■ WORK INSTRUCTIONS:
Every line from the start of the records through the line with "(+) / Eversion(\u2013)']" is to be written out exactly; pictures are not.

Rows from a dataset of charts and code
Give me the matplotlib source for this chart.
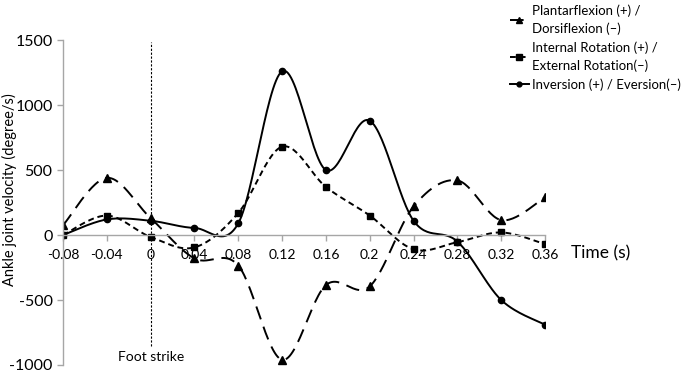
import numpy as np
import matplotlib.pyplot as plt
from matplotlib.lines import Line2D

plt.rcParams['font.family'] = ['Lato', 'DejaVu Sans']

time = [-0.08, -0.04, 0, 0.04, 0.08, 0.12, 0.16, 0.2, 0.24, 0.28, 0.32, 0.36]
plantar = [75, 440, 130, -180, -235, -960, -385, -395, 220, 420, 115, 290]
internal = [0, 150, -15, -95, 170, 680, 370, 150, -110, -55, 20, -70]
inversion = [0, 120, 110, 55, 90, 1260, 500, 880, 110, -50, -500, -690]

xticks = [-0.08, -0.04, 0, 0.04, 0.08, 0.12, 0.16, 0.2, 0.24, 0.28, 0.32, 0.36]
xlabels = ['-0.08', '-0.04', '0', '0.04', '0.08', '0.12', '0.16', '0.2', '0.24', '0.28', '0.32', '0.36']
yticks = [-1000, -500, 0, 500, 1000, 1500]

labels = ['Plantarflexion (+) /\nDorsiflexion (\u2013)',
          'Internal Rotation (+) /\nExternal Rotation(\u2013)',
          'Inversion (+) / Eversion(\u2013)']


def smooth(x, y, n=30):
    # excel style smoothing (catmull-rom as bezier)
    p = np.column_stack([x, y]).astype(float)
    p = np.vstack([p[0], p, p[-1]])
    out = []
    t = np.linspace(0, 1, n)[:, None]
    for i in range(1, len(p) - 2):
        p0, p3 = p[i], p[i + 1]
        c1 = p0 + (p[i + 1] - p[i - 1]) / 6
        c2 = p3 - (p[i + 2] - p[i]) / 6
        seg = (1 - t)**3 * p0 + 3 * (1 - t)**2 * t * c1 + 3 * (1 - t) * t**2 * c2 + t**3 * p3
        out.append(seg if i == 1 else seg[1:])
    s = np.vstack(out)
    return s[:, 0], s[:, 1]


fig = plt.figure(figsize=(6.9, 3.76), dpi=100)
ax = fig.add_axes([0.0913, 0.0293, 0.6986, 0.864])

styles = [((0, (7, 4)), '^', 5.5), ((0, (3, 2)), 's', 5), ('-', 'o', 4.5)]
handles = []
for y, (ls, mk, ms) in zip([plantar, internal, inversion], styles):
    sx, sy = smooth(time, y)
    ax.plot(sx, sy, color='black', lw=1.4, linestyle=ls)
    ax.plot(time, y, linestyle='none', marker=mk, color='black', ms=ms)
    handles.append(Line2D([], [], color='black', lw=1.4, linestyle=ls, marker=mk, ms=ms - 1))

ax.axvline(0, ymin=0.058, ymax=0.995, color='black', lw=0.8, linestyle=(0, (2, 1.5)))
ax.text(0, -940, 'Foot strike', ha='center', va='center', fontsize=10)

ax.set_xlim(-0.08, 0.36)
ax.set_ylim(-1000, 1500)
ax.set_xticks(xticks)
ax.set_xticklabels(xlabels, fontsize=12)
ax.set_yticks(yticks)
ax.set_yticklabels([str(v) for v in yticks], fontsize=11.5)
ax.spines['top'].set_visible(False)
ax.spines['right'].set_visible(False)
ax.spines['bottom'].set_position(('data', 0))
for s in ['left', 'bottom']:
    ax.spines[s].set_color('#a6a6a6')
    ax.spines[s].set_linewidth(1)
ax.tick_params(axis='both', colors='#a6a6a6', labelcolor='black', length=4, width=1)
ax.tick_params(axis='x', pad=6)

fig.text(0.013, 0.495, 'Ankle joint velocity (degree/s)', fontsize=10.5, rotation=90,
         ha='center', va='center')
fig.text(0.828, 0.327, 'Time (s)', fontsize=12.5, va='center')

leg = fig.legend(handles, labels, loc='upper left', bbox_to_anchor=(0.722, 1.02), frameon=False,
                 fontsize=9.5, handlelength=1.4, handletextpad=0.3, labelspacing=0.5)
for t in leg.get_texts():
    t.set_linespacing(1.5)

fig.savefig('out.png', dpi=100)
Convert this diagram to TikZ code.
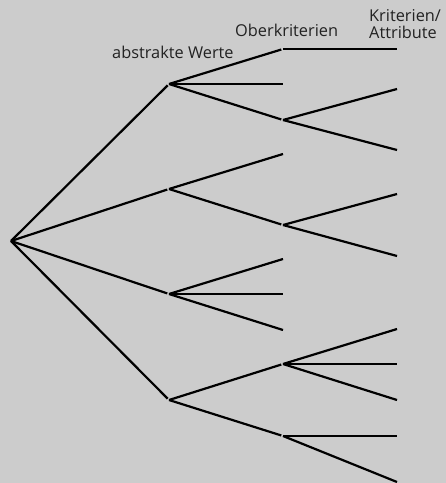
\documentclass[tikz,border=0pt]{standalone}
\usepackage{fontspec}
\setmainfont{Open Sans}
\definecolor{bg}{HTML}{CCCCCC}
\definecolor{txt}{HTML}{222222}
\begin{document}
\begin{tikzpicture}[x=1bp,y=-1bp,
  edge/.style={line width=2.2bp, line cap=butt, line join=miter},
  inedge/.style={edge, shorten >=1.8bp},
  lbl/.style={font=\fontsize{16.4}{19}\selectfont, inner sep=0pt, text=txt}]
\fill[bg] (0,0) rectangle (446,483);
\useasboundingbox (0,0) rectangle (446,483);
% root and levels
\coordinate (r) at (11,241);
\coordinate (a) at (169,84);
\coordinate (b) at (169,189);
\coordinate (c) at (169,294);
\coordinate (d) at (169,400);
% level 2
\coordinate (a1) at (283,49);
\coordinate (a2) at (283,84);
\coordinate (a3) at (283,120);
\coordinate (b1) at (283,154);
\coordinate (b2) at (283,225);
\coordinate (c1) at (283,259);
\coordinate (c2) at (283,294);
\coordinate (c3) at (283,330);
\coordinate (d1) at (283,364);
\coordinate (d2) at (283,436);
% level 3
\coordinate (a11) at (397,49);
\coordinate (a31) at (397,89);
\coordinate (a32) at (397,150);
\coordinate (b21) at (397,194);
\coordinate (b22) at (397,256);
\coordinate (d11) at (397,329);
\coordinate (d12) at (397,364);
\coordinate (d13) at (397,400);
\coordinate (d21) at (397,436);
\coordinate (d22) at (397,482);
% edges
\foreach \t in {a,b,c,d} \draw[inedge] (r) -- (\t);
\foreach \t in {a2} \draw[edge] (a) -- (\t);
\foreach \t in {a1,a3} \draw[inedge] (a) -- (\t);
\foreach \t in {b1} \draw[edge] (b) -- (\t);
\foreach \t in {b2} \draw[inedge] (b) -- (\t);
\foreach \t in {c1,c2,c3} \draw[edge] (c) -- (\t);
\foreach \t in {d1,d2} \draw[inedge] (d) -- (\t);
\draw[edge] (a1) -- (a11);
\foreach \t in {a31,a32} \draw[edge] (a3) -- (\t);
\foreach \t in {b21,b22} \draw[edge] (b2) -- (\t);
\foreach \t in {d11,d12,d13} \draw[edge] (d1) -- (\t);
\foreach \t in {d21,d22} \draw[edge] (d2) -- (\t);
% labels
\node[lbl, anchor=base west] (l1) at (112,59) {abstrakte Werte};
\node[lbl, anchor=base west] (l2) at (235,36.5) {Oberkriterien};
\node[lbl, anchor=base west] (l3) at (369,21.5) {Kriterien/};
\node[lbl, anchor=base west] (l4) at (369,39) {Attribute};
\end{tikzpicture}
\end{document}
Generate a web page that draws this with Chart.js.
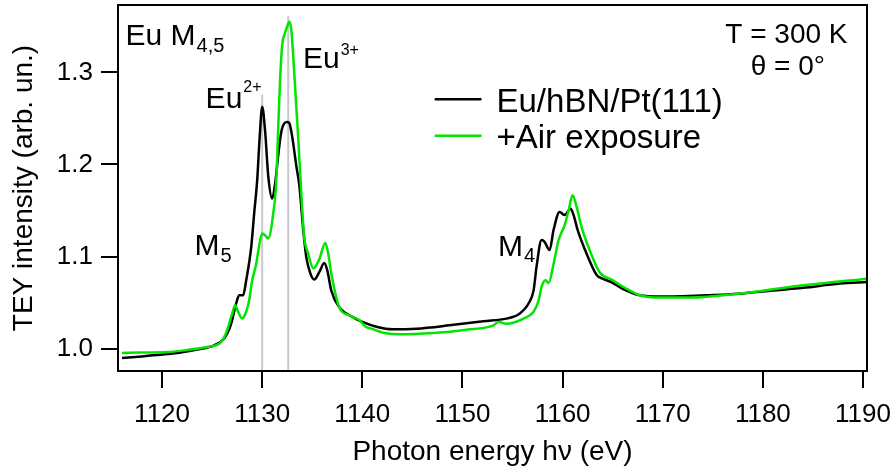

■ RESPONSE TO THIS EXERCISE:
Give me the matplotlib source for this chart.
import numpy as np
import matplotlib.pyplot as plt
from matplotlib.lines import Line2D

plt.rcParams['font.family'] = ['Lato', 'DejaVu Sans']

time = [-0.08, -0.04, 0, 0.04, 0.08, 0.12, 0.16, 0.2, 0.24, 0.28, 0.32, 0.36]
plantar = [75, 440, 130, -180, -235, -960, -385, -395, 220, 420, 115, 290]
internal = [0, 150, -15, -95, 170, 680, 370, 150, -110, -55, 20, -70]
inversion = [0, 120, 110, 55, 90, 1260, 500, 880, 110, -50, -500, -690]

xticks = [-0.08, -0.04, 0, 0.04, 0.08, 0.12, 0.16, 0.2, 0.24, 0.28, 0.32, 0.36]
xlabels = ['-0.08', '-0.04', '0', '0.04', '0.08', '0.12', '0.16', '0.2', '0.24', '0.28', '0.32', '0.36']
yticks = [-1000, -500, 0, 500, 1000, 1500]

labels = ['Plantarflexion (+) /\nDorsiflexion (\u2013)',
          'Internal Rotation (+) /\nExternal Rotation(\u2013)',
          'Inversion (+) / Eversion(\u2013)']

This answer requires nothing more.